▶ **TASK DETAILS**
From the entries below, copy every line that holds the word "this".
====== RECORDS PROVIDED
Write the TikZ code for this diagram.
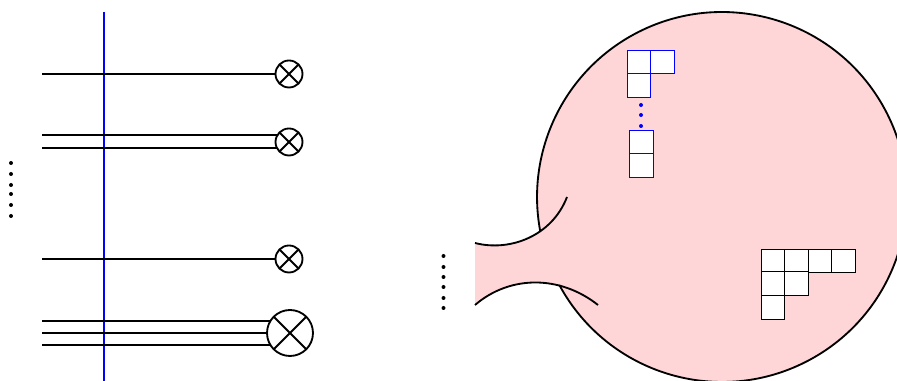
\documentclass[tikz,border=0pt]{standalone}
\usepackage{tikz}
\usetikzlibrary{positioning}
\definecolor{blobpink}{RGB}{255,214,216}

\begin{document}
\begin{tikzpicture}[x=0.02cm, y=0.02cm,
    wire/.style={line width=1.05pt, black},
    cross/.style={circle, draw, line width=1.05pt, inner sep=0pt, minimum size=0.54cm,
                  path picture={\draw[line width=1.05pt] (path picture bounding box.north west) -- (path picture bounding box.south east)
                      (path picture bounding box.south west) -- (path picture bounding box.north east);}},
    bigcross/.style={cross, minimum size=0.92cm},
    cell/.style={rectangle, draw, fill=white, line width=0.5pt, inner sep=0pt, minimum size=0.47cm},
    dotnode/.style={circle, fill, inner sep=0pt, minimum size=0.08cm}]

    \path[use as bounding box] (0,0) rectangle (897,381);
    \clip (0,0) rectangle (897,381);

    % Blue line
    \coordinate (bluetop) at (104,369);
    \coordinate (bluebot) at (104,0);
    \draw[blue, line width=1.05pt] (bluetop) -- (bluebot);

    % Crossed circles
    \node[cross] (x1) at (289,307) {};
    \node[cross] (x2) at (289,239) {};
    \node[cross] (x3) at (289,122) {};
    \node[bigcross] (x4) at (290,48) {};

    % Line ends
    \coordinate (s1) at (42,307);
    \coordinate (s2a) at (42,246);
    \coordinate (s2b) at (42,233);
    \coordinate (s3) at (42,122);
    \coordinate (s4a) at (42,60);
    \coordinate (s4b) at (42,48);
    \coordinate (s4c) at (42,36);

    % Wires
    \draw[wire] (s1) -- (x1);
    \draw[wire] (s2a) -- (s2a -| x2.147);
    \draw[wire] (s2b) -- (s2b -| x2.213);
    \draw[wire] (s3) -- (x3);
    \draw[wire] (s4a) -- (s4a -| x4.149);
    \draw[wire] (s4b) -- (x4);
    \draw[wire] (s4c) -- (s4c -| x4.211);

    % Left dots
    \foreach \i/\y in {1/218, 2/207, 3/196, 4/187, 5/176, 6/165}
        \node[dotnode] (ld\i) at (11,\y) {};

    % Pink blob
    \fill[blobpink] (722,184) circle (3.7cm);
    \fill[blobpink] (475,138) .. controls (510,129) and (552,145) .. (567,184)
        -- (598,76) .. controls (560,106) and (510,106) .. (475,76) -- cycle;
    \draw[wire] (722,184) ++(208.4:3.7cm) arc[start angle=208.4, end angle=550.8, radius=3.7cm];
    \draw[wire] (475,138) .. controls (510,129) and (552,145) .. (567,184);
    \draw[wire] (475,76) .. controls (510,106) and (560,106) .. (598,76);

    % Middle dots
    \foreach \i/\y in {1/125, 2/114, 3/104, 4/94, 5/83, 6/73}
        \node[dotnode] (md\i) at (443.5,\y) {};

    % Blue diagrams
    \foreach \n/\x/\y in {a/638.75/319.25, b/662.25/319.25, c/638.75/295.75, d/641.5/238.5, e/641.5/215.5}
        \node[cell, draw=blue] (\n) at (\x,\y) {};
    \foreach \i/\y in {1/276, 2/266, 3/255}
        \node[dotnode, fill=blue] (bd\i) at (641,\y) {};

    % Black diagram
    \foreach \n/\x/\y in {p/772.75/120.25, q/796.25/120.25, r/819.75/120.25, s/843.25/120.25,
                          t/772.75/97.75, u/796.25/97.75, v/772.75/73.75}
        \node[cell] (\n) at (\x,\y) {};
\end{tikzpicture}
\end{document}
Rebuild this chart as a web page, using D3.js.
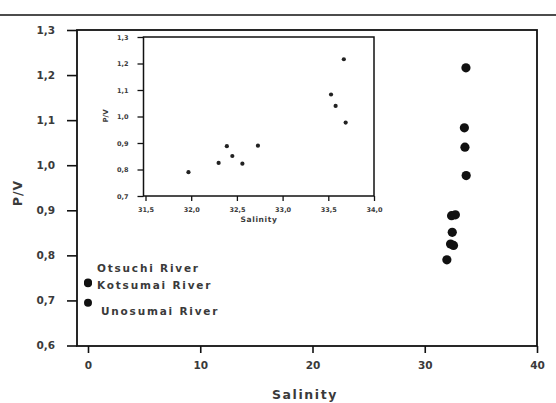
============
====== RECORDS PROVIDED
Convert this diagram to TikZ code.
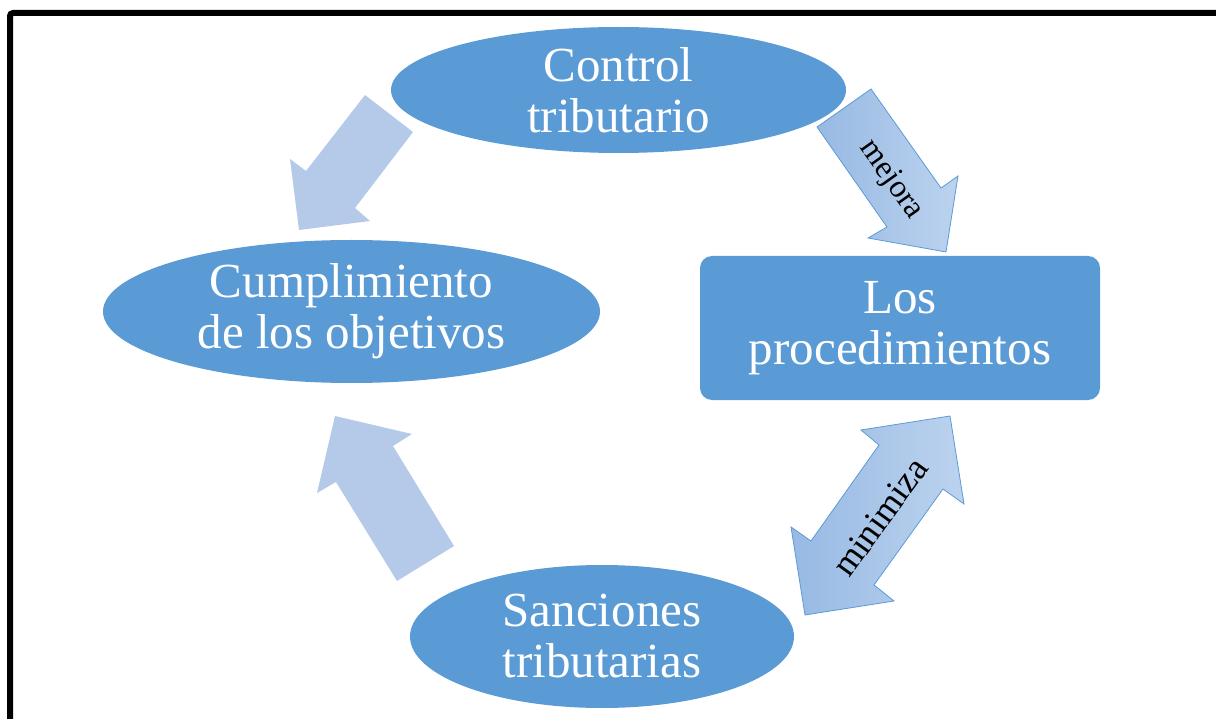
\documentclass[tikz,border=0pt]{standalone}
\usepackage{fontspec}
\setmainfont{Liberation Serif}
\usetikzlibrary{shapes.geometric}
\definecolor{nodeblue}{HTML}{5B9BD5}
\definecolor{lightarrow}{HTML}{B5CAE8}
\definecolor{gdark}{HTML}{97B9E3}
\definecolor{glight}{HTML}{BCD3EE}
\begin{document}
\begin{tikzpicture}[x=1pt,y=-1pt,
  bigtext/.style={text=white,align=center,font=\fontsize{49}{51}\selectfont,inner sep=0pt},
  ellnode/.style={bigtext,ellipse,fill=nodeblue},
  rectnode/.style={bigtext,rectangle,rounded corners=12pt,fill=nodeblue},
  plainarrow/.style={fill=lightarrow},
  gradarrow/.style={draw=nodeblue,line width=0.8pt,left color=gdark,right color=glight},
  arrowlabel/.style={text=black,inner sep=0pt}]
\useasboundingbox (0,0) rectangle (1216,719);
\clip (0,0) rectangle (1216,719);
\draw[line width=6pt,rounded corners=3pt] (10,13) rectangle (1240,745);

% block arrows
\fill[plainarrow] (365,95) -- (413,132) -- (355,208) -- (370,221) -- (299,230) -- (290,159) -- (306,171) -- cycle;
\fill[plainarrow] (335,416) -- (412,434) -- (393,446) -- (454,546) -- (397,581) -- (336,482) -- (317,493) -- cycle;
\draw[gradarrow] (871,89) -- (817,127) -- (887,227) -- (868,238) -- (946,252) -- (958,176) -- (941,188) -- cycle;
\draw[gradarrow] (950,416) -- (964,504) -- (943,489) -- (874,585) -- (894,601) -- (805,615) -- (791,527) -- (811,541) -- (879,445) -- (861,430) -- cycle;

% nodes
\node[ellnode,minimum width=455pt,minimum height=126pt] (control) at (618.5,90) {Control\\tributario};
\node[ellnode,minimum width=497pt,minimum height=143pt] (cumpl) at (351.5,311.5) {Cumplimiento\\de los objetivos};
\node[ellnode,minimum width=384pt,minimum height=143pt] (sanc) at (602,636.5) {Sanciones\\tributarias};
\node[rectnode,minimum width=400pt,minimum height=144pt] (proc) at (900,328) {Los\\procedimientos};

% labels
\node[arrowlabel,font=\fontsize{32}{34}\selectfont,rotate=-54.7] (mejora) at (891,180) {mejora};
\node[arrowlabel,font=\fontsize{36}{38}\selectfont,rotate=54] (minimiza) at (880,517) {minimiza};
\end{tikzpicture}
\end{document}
============
▶ **EXERCISE OUTPUT**
Write the TikZ code for this diagram.
Rebuild this chart as a web page, using D3.js.
Convert this diagram to TikZ code.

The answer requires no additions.